Ben istasyondan çıkıp çevrede biraz yürüyüp yiyecek bir şeyler aramaya karar veriyorum. Hemen istasyonun köşesindeki bir büfe görüyorum. Gerçekten çok yakışıklı bir adam, bir sacın üzerinde tazecik pideler pişiriyor. Yakışıklı olduğu kadar flörtöz de. O bana iltifatları ardı ardına dizerken, “Ya gitme, ya da beni de götür, seni çok mutlu ederim.” cümlelerini kurarken, o pidelerin içine tavuk ve garnitürler koyup, üzerine de yumurta kırdıklarını öğreniyorum. Tunus’ta zaten içinde yumurta olmayan bir şey yemeniz mümkün değil. “Sen şimdi bana içine sadece patates kızartması, yeşillik ve harissa sos koy.” diyorum, “Sakın üzerine yumurta filan da kırma.” Uzaylıymışım gibi bakıyor bana, beş kere emin miyim diye soruyor. O pidenin içine ne koysan zaten leziz olur, o büfeden aldığım bu pide de leziz olduğu gibi ayrıca hayatımızı kurtarıyor.

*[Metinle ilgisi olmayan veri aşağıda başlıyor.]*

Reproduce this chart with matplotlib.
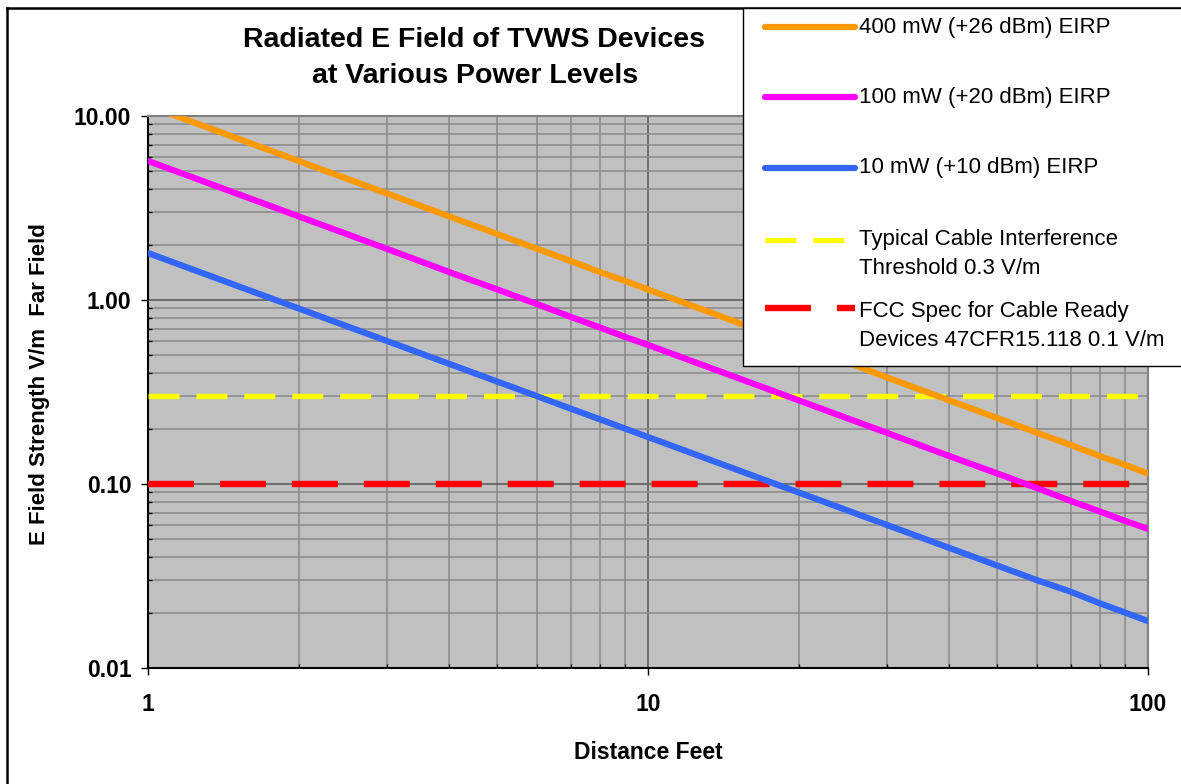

Çünkü biz o trenle Tunus’a akşam 21:00’de varıyoruz. Doğrudan bir Bolt çağırıp, şarap kavı güzel bir restoran olan ‘La Salle a Manger‘a gidiyoruz. Tuvalette hızlıca üzerimizdekileri değiştirip, kendimizi tazeliyoruz. Oldukça şık bir ortamda, lezzetli yemekler yiyerek çok güzel Tunus şarapları içiyoruz.


Tunus şarabı içtiğim an, benim açımdan Tunus’ta yapılacaklar listesi tamamlanmış oluyor. Oradan artık Türkiye’ye dönmek için havalimanına giderken, bir pasaportumuzun eksik olduğunu fark ediyoruz. Böylelikle yurtdışında pasaport kaybetmek gibi daha önce başımıza hiç gelmemiş bir durumda ne yapılacağını da öğreniyor ve Tunus’taki Türk konsolosu ile de tanışmış oluyoruz.

İstanbul’daki evime ertesi gün 14:00’te varıyorum. En son yatakta yattığım Djerba Island’daki evden çıktıktan tam 33 saat sonra. Bir haftaya sığan maceralara inanamayarak, “Bu seyahatin yorgunluğunu atmak için bir tatile ihtiyacım var.” diyorum.
Ayakkabılarınızın burnunu değil, gözünüzün ışığını parlatarak kalın!